Hopefully this will help you to come to terms with Dimensions In Time in one of two ways. Either you can keep your copy, finally able to understand the plot you could never crack, or you can destroy it and never look back, content that the adventure never happened. Sadly, there are still a vast amount of glitches that have defied explanation…

  • The Rani’s TARDIS materialises – apparently stationary – in space, right next to a time hole with tremendous sucking power. Hmmm.
  • Since when has the Rani favoured neon ceilings, plush carpets and traveling companions?
  • The severed heads of the first and second Doctors fly around her console room, much to her delight. Are we witnessing a day-dream, or something? We can only hope.
  • The Rani’s Master Plan seems to involve controlling evolution by collecting genetic data from every race in the universe. (Surely all she needed to do was collect a pot’s worth of primal slime and then control it’s conditions? What exactly does she plan on doing with all those aliens inside her TARDIS, besides letting them run around after the Doctor when her trap fails?) At the same time, she intends to drive the Doctor insane by trapping his various incarnations in a forty-year time loop surrounding London’s East End. However, she seems pretty narked when he susses what she’s done, and moves in after him with a bunch of nasty monsters (all of which the Doctor had defeated before. This may explain the alien’s motives in wanting him dead, but not the Rani’s belief that they’ll be of any use). The viewer is also left wondering how much faith the Rani had in her own plan – why didn’t she leave the Doctor to his death, not check up on him every five minutes? And what has he done to piss her off so much, anyway?
  • Given that the fourth Doctor has never had the privilege of meeting his other selves, what makes him think that they have ignored his advice in the past? (And don’t believe the theory that his DiT appearance is set after a multiple Doctor yarn that has yet to be written. It’s blatantly balls. We want answers, not excuses!).
  • Just where exactly is he sitting? Either it is the TARDIS’ psychedelic chamber, a groovy communications room (such as the one from which the Master joined the Doctor’s trial), or a trap created by the Rani (it could be the “evil” that the Doctor refers to – those Lego trees do look pretty lethal).
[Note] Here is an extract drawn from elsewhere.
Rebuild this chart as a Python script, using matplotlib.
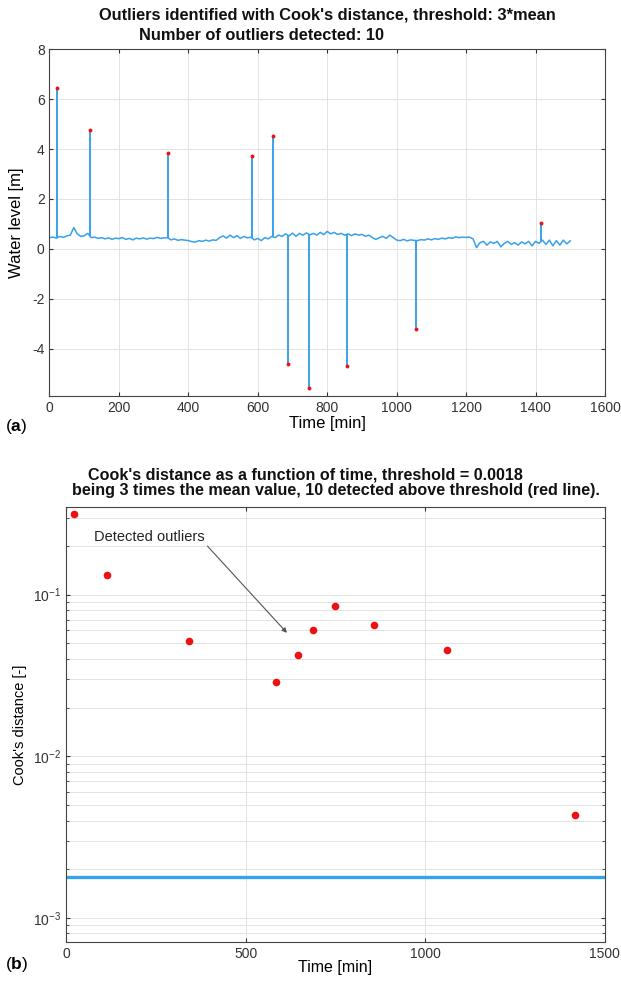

  • Why does he need a cheap microphone to contact his other selves, when the rest of them just squint?
  • Why?
  • When time jumps occur, why does the location change?
  • Mel comments that flares are back without knowing that it isn’t the 70s.
  • Susan has forgotten that her grandfather (and herself, presumably) can regenerate.
  • The East End locals cannot see the host of alien monsters chasing the Doctor, and, according to the fifth Doctor, can’t see the Time Lord and co. either. But they can.
  • The fifth Doctor tries running back to the TARDIS – despite it being in a different time stream. (Was he hoping to “ride” a time jump?)
  • The Rani wants to take the Doctor and friends on “a very long journey”. Why, then, did she not capture him in the same way as she picked up the Cyberman and the Gallifreyan Chancellor (who can’t have wanted to hide in pink roundels… perhaps they too took part in a jolly run-around first?) And if she wants to whisk him away with her, why does she spend most of Part One talking as if she wants him dead?
  • What the hell does Liz Shaw think she’s playing at?
  • For how many years has Bessie been parked behind the Queen Vic?
  • The Rani doesn’t seem to mind when residents of London steal her prisoners (perhaps she can’t see them).
  • If two “time brains” is all it takes to overload the Rani’s computer, why didn’t it pop when she collected two early incarnations of the Doctor? Or was that why she let them buzz around the console room?
  • Why has she kept clones of so many aliens when all she needs is their genetic data? Just how big is her TARDIS?
  • How is Sil able to float?
  • Why would she transfer a time tunnel to Greenwich? Why not Birmingham? Or Norfolk?
  • Why??
  • When the time tunnel sucks in the Rani’s TARDIS, what causes the first and second Doctor’s heads to float back out? Are they still spinning around out there?
  • And just how did the Rani escape from the Tetraps, anyway?